The morning routine around my house is the same every day: wake up, beg God for guidance, scoop out the litter box and walk out back to feed the birds. A friend remarked the other day that I sure have a lot of pigeons at my birdfeeder. I said, “It’s not a birdfeeder. It’s a pigeonfeeder.” I do all of this so that my feline roommates, Sara and Lucy, have live entertainment while I go about the business of my life.

The trouble is, we’ve had an interloper out back the past few weeks: a stray black cat. I’ve named him Ballsy because for as scrawny as he is, he has tremendously large balls. They’re so big that I don’t know how Ballsy walks or runs without tripping. I’ve never seen a cat with such a large package; it’s the first thing you notice when you see Ballsy.

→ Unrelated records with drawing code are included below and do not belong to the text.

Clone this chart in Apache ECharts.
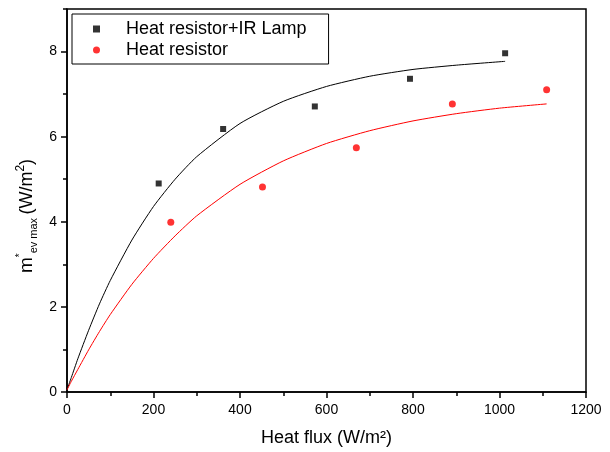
<!DOCTYPE html>
<html>
<head>
<meta charset="utf-8">
<script src="https://cdn.jsdelivr.net/npm/echarts@6/dist/echarts.min.js"></script>
<style>html,body{margin:0;padding:0;background:#fff}#c{width:610px;height:452px}</style>
</head>
<body>
<div id="c"></div>
<script>
// Measured points
const lampX = [212, 361, 573, 793, 1013];
const lampY = [4.90, 6.18, 6.71, 7.36, 7.96];
const resX = [240, 452, 669, 891, 1109];
const resY = [3.99, 4.82, 5.74, 6.77, 7.10];
// Fitted curves
const lampFitX = [0, 10, 25, 50, 75, 100, 150, 200, 250, 300, 400, 500, 600, 700, 800, 900, 1013];
const lampFitY = [0.05, 0.34, 0.78, 1.45, 2.07, 2.62, 3.57, 4.36, 5.00, 5.53, 6.31, 6.83, 7.18, 7.42, 7.58, 7.68, 7.77];
const resFitX = [0, 10, 25, 50, 75, 100, 150, 200, 250, 300, 400, 500, 600, 700, 800, 900, 1000, 1109];
const resFitY = [0.05, 0.25, 0.53, 0.99, 1.42, 1.82, 2.53, 3.14, 3.67, 4.14, 4.88, 5.43, 5.84, 6.14, 6.37, 6.54, 6.67, 6.77];
const seriesNames = ['Heat resistor+IR Lamp', 'Heat resistor'];

const zip = (a, b) => a.map((v, i) => [v, b[i]]);
const FONT = 'Liberation Sans, Arial, sans-serif';
const LW = 1.5;
const tickBase = (len) => ({show: true, inside: false, length: len, lineStyle: {color: '#000', width: 1.5}});

const chart = echarts.init(document.getElementById('c'), null, {renderer: 'canvas'});
chart.setOption({
  animation: false,
  backgroundColor: '#fff',
  grid: {left: 67, right: 24, top: 9, bottom: 60, outerBoundsMode: 'none', containLabel: false,
         show: true, borderColor: '#000', borderWidth: LW, backgroundColor: 'transparent'},
  legend: {
    left: 72, top: 14, orient: 'vertical',
    data: [{name: seriesNames[0], icon: 'rect'}, {name: seriesNames[1], icon: 'circle'}],
    borderColor: '#000', borderWidth: 1, padding: [6, 22, 5, 21],
    itemWidth: 7, itemHeight: 7, itemGap: 3,
    textStyle: {fontFamily: FONT, fontSize: 18, color: '#000', padding: [0, 0, 0, 21]}
  },
  xAxis: [{
    type: 'value', min: 0, max: 1200, interval: 200,
    name: 'Heat flux (W/m²)', nameLocation: 'middle', nameGap: 37,
    nameTextStyle: {fontFamily: FONT, fontSize: 18, color: '#000'},
    axisLine: {show: true, onZero: false, lineStyle: {color: '#000', width: LW}},
    axisTick: tickBase(6),
    splitLine: {show: false},
    axisLabel: {show: true, fontFamily: FONT, fontSize: 14, color: '#000', margin: 11, formatter: (v) => String(v)}
  }, {
    type: 'value', min: 0, max: 1200, interval: 100, position: 'bottom',
    axisLine: {show: false, onZero: false},
    axisTick: tickBase(4),
    splitLine: {show: false},
    axisLabel: {show: false}
  }],
  yAxis: [{
    type: 'value', min: 0, max: 9, interval: 2,
    axisLine: {show: true, onZero: false, lineStyle: {color: '#000', width: LW}},
    axisTick: tickBase(6),
    splitLine: {show: false},
    axisLabel: {show: true, fontFamily: FONT, fontSize: 14, color: '#000', margin: 10, showMaxLabel: false,
                formatter: (v) => (v % 2 === 0 ? String(v) : '')}
  }, {
    type: 'value', min: 0, max: 9, interval: 1, position: 'left',
    axisLine: {show: false, onZero: false},
    axisTick: tickBase(4),
    splitLine: {show: false},
    axisLabel: {show: false}
  }],
  graphic: [{
    type: 'text', x: 27, y: 216, rotation: Math.PI / 2,
    style: {
      text: '{m|m}{st|*}{sub|ev max} {u|(W/m}{sup|2}{u|)}',
      align: 'center', verticalAlign: 'middle', fill: '#000',
      rich: {
        m: {fontFamily: FONT, fontSize: 19, lineHeight: 24, verticalAlign: 'middle', fill: '#000'},
        st: {fontFamily: FONT, fontSize: 10, lineHeight: 10, verticalAlign: 'top', fill: '#000'},
        sub: {fontFamily: FONT, fontSize: 11, lineHeight: 11, verticalAlign: 'bottom', fill: '#000'},
        u: {fontFamily: FONT, fontSize: 18, lineHeight: 24, verticalAlign: 'middle', fill: '#000'},
        sup: {fontFamily: FONT, fontSize: 12, lineHeight: 12, verticalAlign: 'top', fill: '#000'}
      }
    }
  }],
  series: [
    {name: seriesNames[0], type: 'scatter', xAxisIndex: 0, yAxisIndex: 0, symbol: 'rect', symbolSize: 6, itemStyle: {color: '#000'}, data: zip(lampX, lampY), z: 3},
    {name: seriesNames[1], type: 'scatter', xAxisIndex: 0, yAxisIndex: 0, symbol: 'circle', symbolSize: 7, itemStyle: {color: '#ff0000'}, data: zip(resX, resY), z: 3},
    {name: 'fit1', type: 'line', xAxisIndex: 0, yAxisIndex: 0, showSymbol: false, symbol: 'none', smooth: 0.2, lineStyle: {color: '#000', width: 1}, data: zip(lampFitX, lampFitY), z: 2},
    {name: 'fit2', type: 'line', xAxisIndex: 0, yAxisIndex: 0, showSymbol: false, symbol: 'none', smooth: 0.2, lineStyle: {color: '#ff0000', width: 1}, data: zip(resFitX, resFitY), z: 2}
  ]
});
</script>
</body>
</html>
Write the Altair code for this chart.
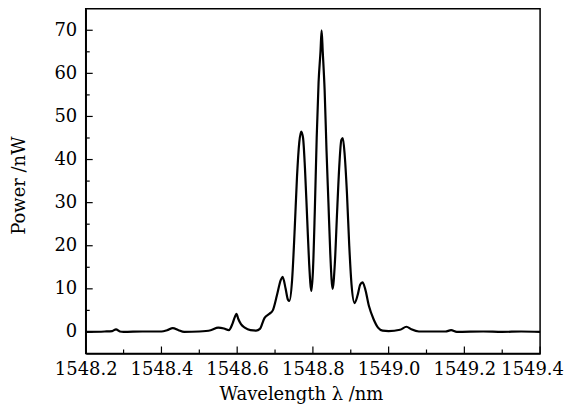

Having Ballsy in my backyard is problematic for several reasons. One, he’s black—and my own black cat, Lucy, has never seen another black cat before. In fact, she doesn’t even know she’s black; she thinks she’s brown, like me and Sara. So when Lucy sees Ballsy, she can’t help but be drawn to him. I pull back the blinds in the morning and Lucy’s nose is immediately stuck to the patio door. I know what she’s thinking: I want to be with my own kind. I want that big-balled black cat. Let me out of here! I haven’t even told her she’s adopted yet, but I’m sure her wheels are turning now. Thanks, Ballsy.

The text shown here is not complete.